(concurring in part and dissenting in part).
I agree with the majority opinion to the extent that it affirms the order of the district court denying plaintiff’s motion for a judgment n. o. v. I do so because I am satisfied that the evidence of informed consent, whether evaluated by the federal or Pennsylvania law standard, created an issue to be resolved by the jury.
However, contrary to the majority of the court, I think it was error for the district court to deny plaintiff’s motion for a new trial. The majority’s conclusion is premised on its determination that there was evidence which warranted the district court in giving the jury a charge on emergency. I cannot agree.
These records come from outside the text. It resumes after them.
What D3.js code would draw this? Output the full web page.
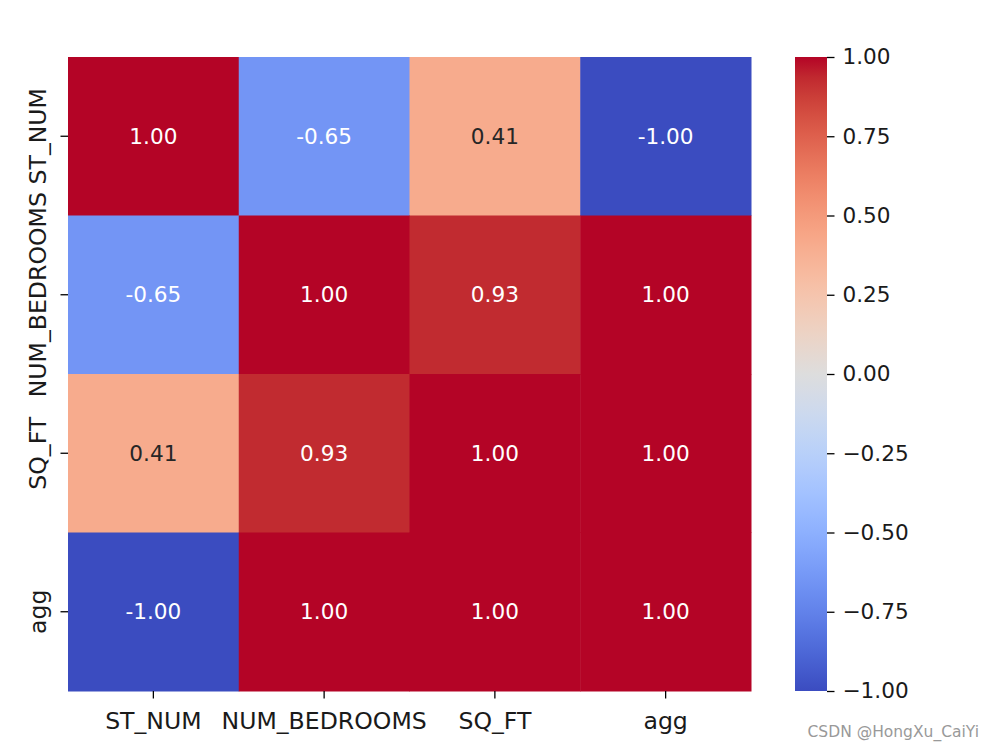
<!DOCTYPE html>
<html><head><meta charset="utf-8">
<script src="https://cdn.jsdelivr.net/npm/d3@7/dist/d3.min.js"></script>
<style>body{margin:0;background:#fff}svg text{font-family:"DejaVu Sans",sans-serif}</style>
</head><body>
<script>
const labels = ["ST_NUM","NUM_BEDROOMS","SQ_FT","agg"];
const values = [
  [1.00,-0.65,0.41,-1.00],
  [-0.65,1.00,0.93,1.00],
  [0.41,0.93,1.00,1.00],
  [-1.00,1.00,1.00,1.00]
];
const cbTicks = [1.00,0.75,0.50,0.25,0.00,-0.25,-0.50,-0.75,-1.00];
// Moreland coolwarm table
const cw = [[59,76,192],[68,90,204],[77,104,215],[87,117,225],[98,130,234],[108,142,241],[119,154,247],[130,165,251],[141,176,254],[152,185,255],[163,194,255],[174,201,253],[184,208,249],[194,213,244],[204,217,238],[213,219,230],[221,221,221],[229,216,209],[236,211,197],[241,204,185],[245,196,173],[247,187,160],[247,177,148],[247,166,135],[244,154,123],[241,141,111],[236,127,99],[229,112,88],[222,96,77],[213,80,66],[203,62,56],[192,40,47],[180,4,38]];
function coolwarm(t){
  t=Math.max(0,Math.min(1,t));
  const n=cw.length-1, p=t*n, i=Math.min(n-1,Math.floor(p)), f=p-i;
  const a=cw[i], b=cw[i+1];
  return [0,1,2].map(k=>a[k]+(b[k]-a[k])*f);
}
const color = v => { const c=coolwarm((v+1)/2); return `rgb(${c.map(Math.round).join(",")})`; };
function textColor(v){
  const c=coolwarm((v+1)/2).map(x=>{x/=255;return x<=0.03928?x/12.92:Math.pow((x+0.055)/1.055,2.4)});
  const lum=0.2126*c[0]+0.7152*c[1]+0.0722*c[2];
  return lum>0.408?"#262626":"#ffffff";
}
const W=994,H=750;
const svg=d3.select("body").append("svg").attr("width",W).attr("height",H);
const L=68,R=751,T=57,B=691;
const x=d3.scaleBand().domain(labels).range([L,R]);
const y=d3.scaleBand().domain(labels).range([T,B]);
const cells=[];
values.forEach((row,i)=>row.forEach((v,j)=>cells.push({r:labels[i],c:labels[j],v})));
const g=svg.append("g");
g.selectAll("rect").data(cells).join("rect")
  .attr("x",d=>x(d.c)).attr("y",d=>y(d.r))
  .attr("width",x.bandwidth()+0.5).attr("height",y.bandwidth()+0.5)
  .attr("fill",d=>color(d.v));
g.selectAll("text").data(cells).join("text")
  .attr("x",d=>x(d.c)+x.bandwidth()/2).attr("y",d=>y(d.r)+y.bandwidth()/2)
  .attr("text-anchor","middle").attr("dominant-baseline","central")
  .attr("font-size","21.6px").attr("fill",d=>textColor(d.v))
  .text(d=>d.v.toFixed(2));
const fs="21.6px", lfs="23.6px";
// x axis
const xa=svg.append("g").attr("transform",`translate(0,${B})`)
  .call(d3.axisBottom(x).tickSize(7.5).tickPadding(14));
xa.select(".domain").remove();
xa.selectAll("line").attr("stroke","#000").attr("stroke-width",1.3);
xa.selectAll("text").attr("font-size",lfs).attr("fill","#1a1a1a").attr("font-family","DejaVu Sans");
// y axis
const ya=svg.append("g").attr("transform",`translate(${L},0)`)
  .call(d3.axisLeft(y).tickSize(7.5).tickPadding(0));
ya.select(".domain").remove();
ya.selectAll("line").attr("stroke","#000").attr("stroke-width",1.3);
ya.selectAll("text").attr("font-size",lfs).attr("fill","#1a1a1a").attr("font-family","DejaVu Sans")
  .attr("x",0).attr("text-anchor","middle").attr("dominant-baseline",null)
  .attr("transform","translate(-30.5,0) rotate(-90)").attr("y",0).attr("dy","0.36em");
// colorbar
const cbL=795,cbR=827;
const cy=d3.scaleLinear().domain([-1,1]).range([B,T]);
const defs=svg.append("defs");
const grad=defs.append("linearGradient").attr("id","cw").attr("x1",0).attr("y1",1).attr("x2",0).attr("y2",0);
cw.forEach((c,i)=>grad.append("stop").attr("offset",i/(cw.length-1)).attr("stop-color",`rgb(${c.join(",")})`));
svg.append("rect").attr("x",cbL).attr("y",T).attr("width",cbR-cbL).attr("height",B-T).attr("fill","url(#cw)");
const ca=svg.append("g").attr("transform",`translate(${cbR},0)`)
  .call(d3.axisRight(cy).tickValues(cbTicks).tickSize(7.5).tickPadding(8)
    .tickFormat(v=>d3.format(".2f")(v).replace("-","\u2212")));
ca.select(".domain").remove();
ca.selectAll("line").attr("stroke","#000").attr("stroke-width",1.3);
ca.selectAll("text").attr("font-size",fs).attr("fill","#1a1a1a").attr("font-family","DejaVu Sans");
// watermark
svg.append("text").attr("x",979).attr("y",737).attr("text-anchor","end")
  .attr("font-size","15.5px").attr("fill","#999").attr("font-family","Liberation Sans, Arial, sans-serif")
  .text("CSDN @HongXu_CaiYi");
</script>
</body></html>
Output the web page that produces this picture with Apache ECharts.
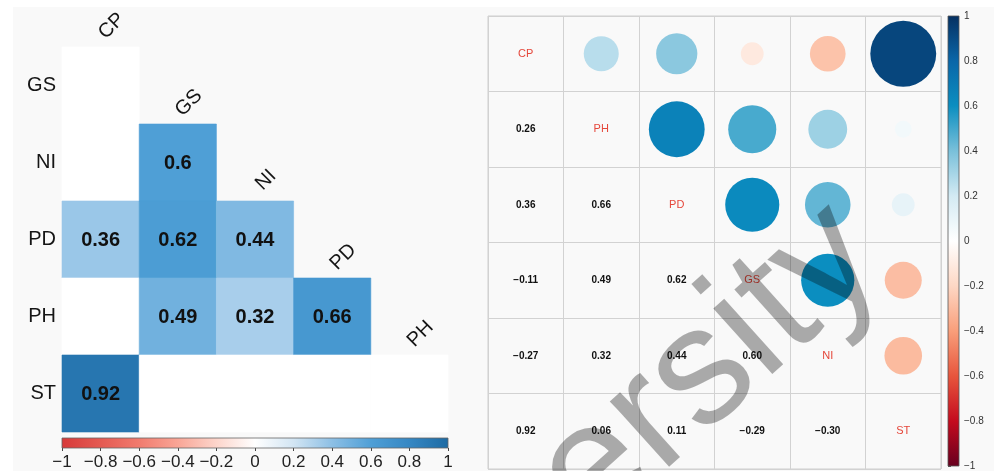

The evidence relied upon in the majority opinion as creating a jury issue as to emergency is the doctors’ testimony that an emergency existed which required the operation be performed at that particular time. I accept that testimony as true; but under the undisputed facts of this *948case it did not establish an “emergency” which excused the need for an informed consent. Plaintiff’s wife was in the hospital for a total period of over 30 days prior to the operation and no one questions the doctors’ testimony that surgery was the only treatment contemplated from the date of her admission to the hospital. It is not disputed that two blank forms were signed by the plaintiff and his wife, respectively, consenting to an operation. Moreover, one of the defendants testified that he spoke to plaintiff about two days before the operation and told him that it would be done on “either of the following two days.” The reality is that the defendants had procured a consent to the operation well before it was performed. This, then, is not a case which required that an operation be performed before a consent could be obtained. Merely because plaintiff thereafter denied that the consent was an informed one does not warrant a treatment of this case as though the events prior to the operation had not occurred.
I would therefore set aside the verdict and grant a new trial because the jury returned a general verdict and it is therefore not possible to say that the jury’s verdict did not result from an unwarranted finding that there was an emergency which excused the need to procure an informed consent.